Russia and China Don’t See Eye to Eye in the Middle East and Africa

Russia and China Don’t See Eye to Eye in the Middle East and Africa
Chinese President Xi Jinping and Russian President Vladimir Putin attend a signing ceremony during their meeting in Moscow, Russia, March 21, 2023 (Sipa photo by Dmitry Azarov via AP Images).

In mid-September, Chinese Foreign Minister Wang Yi traveled to Moscow for bilateral talks on China and Russia’s strategic ties, as well as to prepare Russian President Vladimir Putin’s visit next month to the Belt and Road Initiative summit in Beijing. Throughout Wang’s trip, remarks about the synergies in Russian and Chinese perspectives of U.S. hegemony and the war in Ukraine featured prominently.

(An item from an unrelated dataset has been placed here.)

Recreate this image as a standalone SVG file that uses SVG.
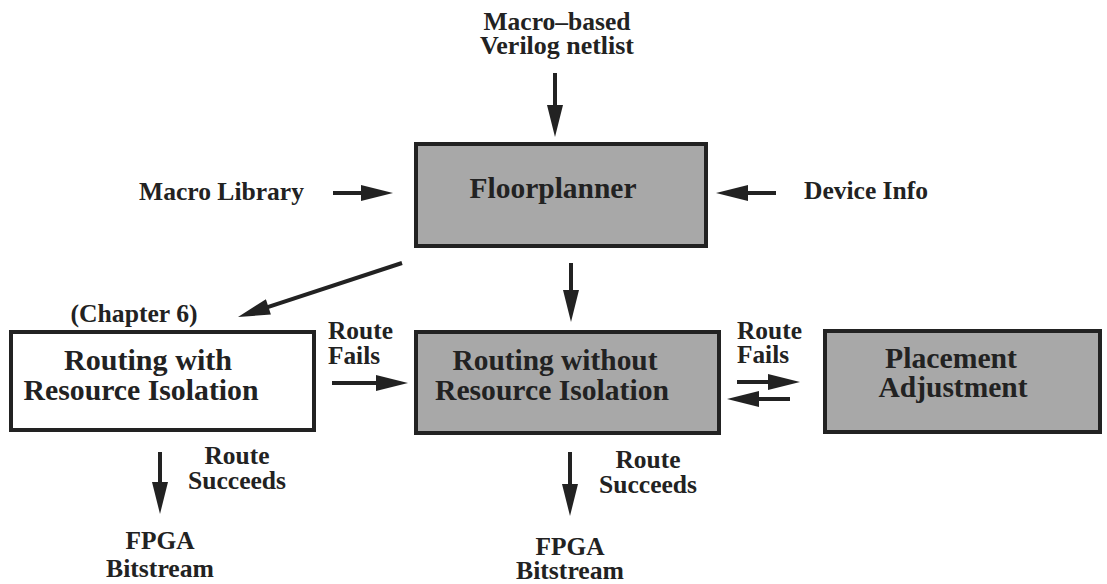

But the effusive rhetoric on display in Moscow as well as during other recent high-level meetings between the two sides masks a significant vulnerability in the Russia-China strategic partnership: Although Russia and China champion the creation of a multipolar world order and routinely align their votes at the United Nations Security Council, their actual cooperation on the ground lags far behind, particularly in the Middle East and Africa.

This dearth of collaboration stems, on one hand, from Russia’s trepidations about China’s rising profile in global diplomacy and, on the other, from China’s growing exasperation with Russia’s reliance on destabilization and gray-zone tactics for power projection.